Ingredients:

  • 3 cups (450g) cold cooked Jasmine or long-grain rice
  • 1 tbsp (15ml) neutral oil (Grapeseed, Avocado, or Canola)
  • 2 large eggs, lightly beaten
  • 1 cup (150g) frozen peas and carrots
  • 3 green onions, white and green parts separated and sliced
  • 2 cloves garlic, minced
  • 1 tsp fresh ginger, grated
  • 2 tbsp (30ml) low-sodium soy sauce
  • 1 tsp (5ml) toasted sesame oil
  • 1/2 tsp white pepper

Instructions:

  1. Take your 3 cups (450g) of cold rice and break up any large clumps with your hands.
  2. Heat the neutral oil in your pan over medium high heat. Pour in the 2 beaten eggs and cook for 45 seconds until just set but still velvety. Remove eggs and set aside.
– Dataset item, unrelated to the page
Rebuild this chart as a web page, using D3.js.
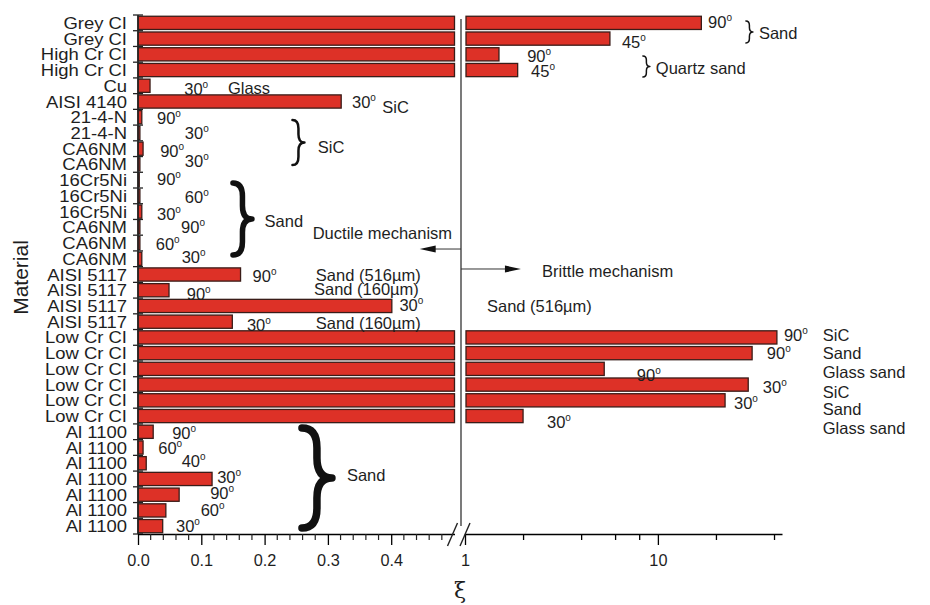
<!DOCTYPE html>
<html>
<head>
<meta charset="utf-8">
<script src="https://cdn.jsdelivr.net/npm/d3@7"></script>
<style>
  body { margin: 0; background: #fff; }
  svg text { font-family: "Liberation Sans", Arial, sans-serif; fill: #1e1e1e; }
</style>
</head>
<body>
<div id="chart"></div>
<script>
// ---- data (top to bottom) ----
const materials = [
  "Grey CI", "Grey CI", "High Cr CI", "High Cr CI", "Cu", "AISI 4140",
  "21-4-N", "21-4-N", "CA6NM", "CA6NM", "16Cr5Ni", "16Cr5Ni", "16Cr5Ni",
  "CA6NM", "CA6NM", "CA6NM", "AISI 5117", "AISI 5117", "AISI 5117", "AISI 5117",
  "Low Cr CI", "Low Cr CI", "Low Cr CI", "Low Cr CI", "Low Cr CI", "Low Cr CI",
  "Al 1100", "Al 1100", "Al 1100", "Al 1100", "Al 1100", "Al 1100", "Al 1100"
];
const xiValues = [
  16.8, 5.64, 1.50, 1.875, 0.019, 0.321,
  0.006, 0.003, 0.008, 0.003, 0.002, 0.003, 0.006,
  0.003, 0.003, 0.006, 0.162, 0.049, 0.401, 0.149,
  41.4, 30.8, 5.27, 29.4, 22.3, 2.0,
  0.024, 0.008, 0.013, 0.117, 0.065, 0.044, 0.039
];
const linearTicks = [0, 0.1, 0.2, 0.3, 0.4];
const linearTickLabels = ["0.0", "0.1", "0.2", "0.3", "0.4"];
const logTicks = [1, 2, 4, 6, 8, 10, 20, 40];
const logTickLabels = ["1", "", "", "", "", "10", "", ""];

// annotation texts: [text, xi position, row position]
const notes = [
  ["90°", 18.2, 0.45], ["45°", 6.51, 1.72], ["90°", 2.10, 2.6], ["45°", 2.20, 3.55],
  ["Sand", 33.4, 1.15], ["Quartz sand", 9.76, 3.37],
  ["30°", 0.073, 4.7], ["Glass", 0.142, 4.65],
  ["30°", 0.338, 5.55], ["SiC", 0.386, 5.85],
  ["90°", 0.030, 6.57], ["30°", 0.074, 7.5], ["SiC", 0.284, 8.4],
  ["90°", 0.035, 8.65], ["30°", 0.074, 9.3],
  ["90°", 0.030, 10.4], ["60°", 0.074, 11.6], ["30°", 0.030, 12.65],
  ["90°", 0.068, 13.5], ["60°", 0.028, 14.55], ["30°", 0.069, 15.4],
  ["Sand", 0.200, 13.1], ["Ductile mechanism", 0.276, 13.86],
  ["90°", 0.181, 16.6], ["Sand (516\u00b5m)", 0.281, 16.53],
  ["Sand (160\u00b5m)", 0.278, 17.42], ["90°", 0.077, 17.74],
  ["30°", 0.413, 18.44], ["30°", 0.172, 19.7], ["Sand (160\u00b5m)", 0.281, 19.58],
  ["Brittle mechanism", 2.51, 16.3], ["Sand (516\u00b5m)", 1.30, 18.5],
  ["90°", 45.0, 20.35], ["SiC", 71.6, 20.35], ["90°", 36.7, 21.5], ["Sand", 71.6, 21.5],
  ["90°", 7.78, 22.9], ["Glass sand", 71.6, 22.7], ["30°", 35.0, 23.65], ["SiC", 71.6, 23.97],
  ["30°", 24.8, 24.67], ["Sand", 71.6, 25.05], ["30°", 2.66, 25.88], ["Glass sand", 71.6, 26.26],
  ["90°", 0.054, 26.57], ["60°", 0.032, 27.53], ["40°", 0.069, 28.35], ["30°", 0.125, 29.37],
  ["90°", 0.114, 30.4], ["60°", 0.099, 31.47], ["30°", 0.060, 32.5], ["Sand", 0.330, 29.25]
];
// braces: [xi of left edge, top row, bottom row, width px, stroke]
const braces = [
  [28.6, 0.38, 1.78, 7, 1.5], [8.36, 2.6, 3.94, 7, 1.5],
  [0.244, 6.68, 9.54, 12, 2.5], [0.150, 10.68, 15.26, 19, 5.5],
  [0.259, 26.26, 32.62, 30, 7.5]
];

// ---- layout ----
const W = 930, H = 605;
const yTop = 15, yBottom = 534;
const svg = d3.select("#chart").append("svg").attr("width", W).attr("height", H);

const xL = d3.scaleLinear().domain([0, 0.5]).range([138, 454.5]);
const xR = d3.scaleLog().domain([1, 44]).range([465, 782]);
const X = v => v <= 0.5 ? xL(v) : xR(v);

const y = d3.scaleBand().domain(d3.range(materials.length))
  .range([yTop, yBottom]).paddingInner(0.16).paddingOuter(0.08);
const yRow = d3.scaleLinear().domain([0, materials.length]).range([yTop, yBottom]);

const fill = "#dd3127", edge = "#3a1c18";

// bars, left (linear) part
svg.append("g").selectAll("rect").data(xiValues).join("rect")
  .attr("x", xL(0))
  .attr("y", (d, i) => y(i))
  .attr("width", d => xL(Math.min(d, 0.5)) - xL(0))
  .attr("height", y.bandwidth())
  .attr("fill", fill).attr("stroke", edge).attr("stroke-width", 1.3);

// bars, right (log) part
svg.append("g").selectAll("rect").data(xiValues.map((v, i) => ({ v, i })).filter(d => d.v > 1)).join("rect")
  .attr("x", xR(1) + 1)
  .attr("y", d => y(d.i))
  .attr("width", d => xR(d.v) - xR(1) - 1)
  .attr("height", y.bandwidth())
  .attr("fill", fill).attr("stroke", edge).attr("stroke-width", 1.3);

// divider line
svg.append("line").attr("x1", xR(1) - 4).attr("x2", xR(1) - 4)
  .attr("y1", yTop + 4).attr("y2", yBottom - 8)
  .attr("stroke", "#222").attr("stroke-width", 1.2);

// y axis
const yAxis = svg.append("g");
yAxis.append("line").attr("x1", xL(0)).attr("x2", xL(0)).attr("y1", yTop).attr("y2", yBottom)
  .attr("stroke", "#222").attr("stroke-width", 1.6);
yAxis.selectAll(".tk").data(d3.range(materials.length + 1)).join("line")
  .attr("x1", xL(0) - 5).attr("x2", xL(0) + 5)
  .attr("y1", d => yRow(d)).attr("y2", d => yRow(d))
  .attr("stroke", "#222").attr("stroke-width", 1.3);
yAxis.selectAll("text").data(materials).join("text")
  .attr("transform", (d, i) => `translate(${xL(0) - 11},${y(i) + y.bandwidth() / 2}) scale(1.1,1)`)
  .attr("dy", "0.36em").attr("text-anchor", "end")
  .style("font-size", "16.8px").text(d => d);

svg.append("text").attr("transform", `translate(28,${(yTop + yBottom) / 2 + 3}) rotate(-90)`)
  .attr("text-anchor", "middle").style("font-size", "21px").text("Material");

// x axis, linear part
const axL = svg.append("g").attr("transform", `translate(0,${yBottom})`)
  .call(d3.axisBottom(xL).tickValues(linearTicks).tickFormat((d, i) => linearTickLabels[i])
    .tickSize(11).tickSizeOuter(0).tickPadding(9));
axL.selectAll(".tick line").attr("stroke-width", 1.3);
axL.select(".domain").attr("stroke-width", 1.6);
axL.selectAll(".minor").data(d3.range(1, 25).map(k => k * 0.02).filter(v => Math.round(v * 100) % 10 !== 0))
  .join("line").attr("class", "minor")
  .attr("x1", d => xL(d)).attr("x2", d => xL(d)).attr("y1", 0).attr("y2", 6)
  .attr("stroke", "#222").attr("stroke-width", 1.2);

// x axis, log part
const axR = svg.append("g").attr("transform", `translate(0,${yBottom})`)
  .call(d3.axisBottom(xR).tickValues(logTicks).tickFormat((d, i) => logTickLabels[i])
    .tickSize(11).tickSizeOuter(0).tickPadding(9));
axR.selectAll(".tick line").attr("stroke-width", 1.3)
  .attr("y2", (d, i) => logTickLabels[i] ? 11 : 6);
axR.select(".domain").attr("stroke-width", 1.6);
svg.selectAll(".tick text").style("font-size", "16.3px").attr("fill", "#1e1e1e");

// axis break marks
[xL(0.5) - 2, xR(1)].forEach(bx => {
  svg.append("line").attr("x1", bx - 5).attr("y1", yBottom + 12).attr("x2", bx + 5).attr("y2", yBottom - 11)
    .attr("stroke", "#222").attr("stroke-width", 1.4);
});

svg.append("text").attr("x", xR(1) - 5).attr("y", yBottom + 64).attr("text-anchor", "middle")
  .style("font-family", "'DejaVu Serif', 'Liberation Serif', serif").style("font-size", "22px").text("\u03be");

// arrows
const arrow = (x1, x2, yy) => {
  const dir = Math.sign(x2 - x1);
  svg.append("line").attr("x1", x1).attr("x2", x2 - dir * 12).attr("y1", yy).attr("y2", yy)
    .attr("stroke", "#333").attr("stroke-width", 1);
  svg.append("path").attr("d", `M${x2},${yy} L${x2 - dir * 16},${yy - 3.5} L${x2 - dir * 16},${yy + 3.5} Z`)
    .attr("fill", "#111");
};
arrow(xR(1) - 4, xL(0.445), yRow(14.88));
arrow(xR(1) - 4, xR(1.95), yRow(16.15));

// annotations
const ann = svg.append("g");
notes.forEach(([t, xv, r]) => {
  const txt = ann.append("text").attr("x", X(xv)).attr("y", yRow(r)).attr("dy", "0.36em")
    .style("font-size", "16.5px");
  if (t.endsWith("°")) {
    txt.append("tspan").text(t.slice(0, -1));
    txt.append("tspan").attr("dy", -7).style("font-size", "10px").text("o");
  } else {
    txt.text(t);
  }
});

// braces
const bracePath = (x, y0, y1, w) => {
  const ym = (y0 + y1) / 2, mx = x + w * 0.5, q = Math.min(w * 0.7, (y1 - y0) / 5);
  return `M${x},${y0} Q${mx},${y0} ${mx},${y0 + q} L${mx},${ym - q} Q${mx},${ym} ${x + w},${ym}` +
    ` Q${mx},${ym} ${mx},${ym + q} L${mx},${y1 - q} Q${mx},${y1} ${x},${y1}`;
};
braces.forEach(([xv, r0, r1, w, sw]) => {
  svg.append("path").attr("d", bracePath(X(xv), yRow(r0), yRow(r1), w))
    .attr("fill", "none").attr("stroke", "#111").attr("stroke-width", sw)
    .attr("stroke-linecap", "round").attr("stroke-linejoin", "round");
});
</script>
</body>
</html>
  3. In the same pan, add the white parts of the green onions, minced garlic, and grated ginger. Stir fry for 30 seconds until the aroma fills the room.
  4. Toss in the 1 cup (150g) of frozen peas and carrots. Cook for 2 minutes until bright and tender crisp.
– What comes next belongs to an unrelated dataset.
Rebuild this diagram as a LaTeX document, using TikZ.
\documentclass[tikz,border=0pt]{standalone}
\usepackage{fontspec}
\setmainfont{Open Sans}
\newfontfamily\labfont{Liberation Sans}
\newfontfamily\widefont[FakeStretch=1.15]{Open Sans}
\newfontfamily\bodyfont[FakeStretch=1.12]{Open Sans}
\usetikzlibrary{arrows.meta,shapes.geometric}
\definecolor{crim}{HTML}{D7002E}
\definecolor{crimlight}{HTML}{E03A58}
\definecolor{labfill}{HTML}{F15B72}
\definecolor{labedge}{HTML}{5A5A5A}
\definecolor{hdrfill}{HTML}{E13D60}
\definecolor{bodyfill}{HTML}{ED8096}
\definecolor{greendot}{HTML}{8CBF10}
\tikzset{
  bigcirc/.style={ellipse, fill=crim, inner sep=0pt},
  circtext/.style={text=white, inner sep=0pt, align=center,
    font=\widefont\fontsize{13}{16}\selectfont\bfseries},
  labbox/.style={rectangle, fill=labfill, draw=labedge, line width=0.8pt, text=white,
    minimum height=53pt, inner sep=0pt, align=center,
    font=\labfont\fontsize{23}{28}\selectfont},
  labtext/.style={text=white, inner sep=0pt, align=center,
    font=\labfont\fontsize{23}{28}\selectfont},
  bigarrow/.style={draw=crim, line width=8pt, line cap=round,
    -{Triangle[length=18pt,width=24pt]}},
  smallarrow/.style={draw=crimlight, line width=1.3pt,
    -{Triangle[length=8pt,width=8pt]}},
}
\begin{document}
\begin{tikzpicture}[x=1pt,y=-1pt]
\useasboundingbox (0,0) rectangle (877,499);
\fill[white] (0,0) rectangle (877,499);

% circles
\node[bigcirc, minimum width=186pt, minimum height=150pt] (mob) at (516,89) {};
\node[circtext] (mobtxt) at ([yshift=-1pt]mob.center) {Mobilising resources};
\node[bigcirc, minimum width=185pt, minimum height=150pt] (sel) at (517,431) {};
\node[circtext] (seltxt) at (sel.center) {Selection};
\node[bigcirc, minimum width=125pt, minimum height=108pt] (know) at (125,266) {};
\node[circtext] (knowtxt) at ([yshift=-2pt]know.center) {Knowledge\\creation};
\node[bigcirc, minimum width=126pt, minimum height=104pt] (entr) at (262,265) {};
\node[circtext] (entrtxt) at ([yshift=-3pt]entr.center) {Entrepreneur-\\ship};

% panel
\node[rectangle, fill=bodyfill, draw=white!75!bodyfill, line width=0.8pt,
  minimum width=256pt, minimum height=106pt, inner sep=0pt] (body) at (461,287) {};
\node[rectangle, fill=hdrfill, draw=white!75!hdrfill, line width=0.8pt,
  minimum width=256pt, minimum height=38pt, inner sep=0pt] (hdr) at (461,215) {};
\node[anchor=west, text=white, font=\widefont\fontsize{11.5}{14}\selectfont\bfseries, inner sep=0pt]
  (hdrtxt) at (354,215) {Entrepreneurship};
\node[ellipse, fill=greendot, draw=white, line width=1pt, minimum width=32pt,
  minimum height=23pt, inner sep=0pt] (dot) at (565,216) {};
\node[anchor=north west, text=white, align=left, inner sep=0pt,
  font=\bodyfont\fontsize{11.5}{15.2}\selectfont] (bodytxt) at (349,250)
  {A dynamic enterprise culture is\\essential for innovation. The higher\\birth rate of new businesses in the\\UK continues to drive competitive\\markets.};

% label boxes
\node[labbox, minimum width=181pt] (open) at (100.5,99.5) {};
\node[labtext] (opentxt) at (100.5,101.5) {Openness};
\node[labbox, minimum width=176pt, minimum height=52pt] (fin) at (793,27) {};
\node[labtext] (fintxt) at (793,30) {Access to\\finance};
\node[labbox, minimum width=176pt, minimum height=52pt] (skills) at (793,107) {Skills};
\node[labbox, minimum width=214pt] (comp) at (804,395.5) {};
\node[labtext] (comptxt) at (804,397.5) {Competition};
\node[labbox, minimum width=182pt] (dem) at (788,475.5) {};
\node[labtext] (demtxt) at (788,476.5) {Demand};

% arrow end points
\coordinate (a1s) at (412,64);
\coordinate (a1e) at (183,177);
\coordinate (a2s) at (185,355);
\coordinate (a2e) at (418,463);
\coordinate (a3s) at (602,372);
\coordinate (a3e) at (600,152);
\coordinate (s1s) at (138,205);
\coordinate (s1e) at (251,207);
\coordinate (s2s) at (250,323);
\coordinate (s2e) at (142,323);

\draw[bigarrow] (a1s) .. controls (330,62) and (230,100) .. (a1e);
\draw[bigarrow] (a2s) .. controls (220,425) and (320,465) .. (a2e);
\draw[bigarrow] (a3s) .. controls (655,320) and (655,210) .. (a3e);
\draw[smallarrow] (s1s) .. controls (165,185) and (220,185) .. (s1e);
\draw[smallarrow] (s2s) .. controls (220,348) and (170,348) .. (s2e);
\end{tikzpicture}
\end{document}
  5. Crank the heat to high and add the cold rice. Fry for 3-4 minutes while tossing constantly until the grains begin to dance and pop.
  6. Drizzle the soy sauce around the perimeter of the pan so it sizzles before hitting the rice. Stir vigorously until every grain is mahogany hued. Add the sesame oil and white pepper.
  7. Return the scrambled eggs to the pan, breaking them into smaller pieces with your spatula.
  8. Turn off the heat. Stir in the green parts of the onions. Toss one last time until the fragrance is intoxicating.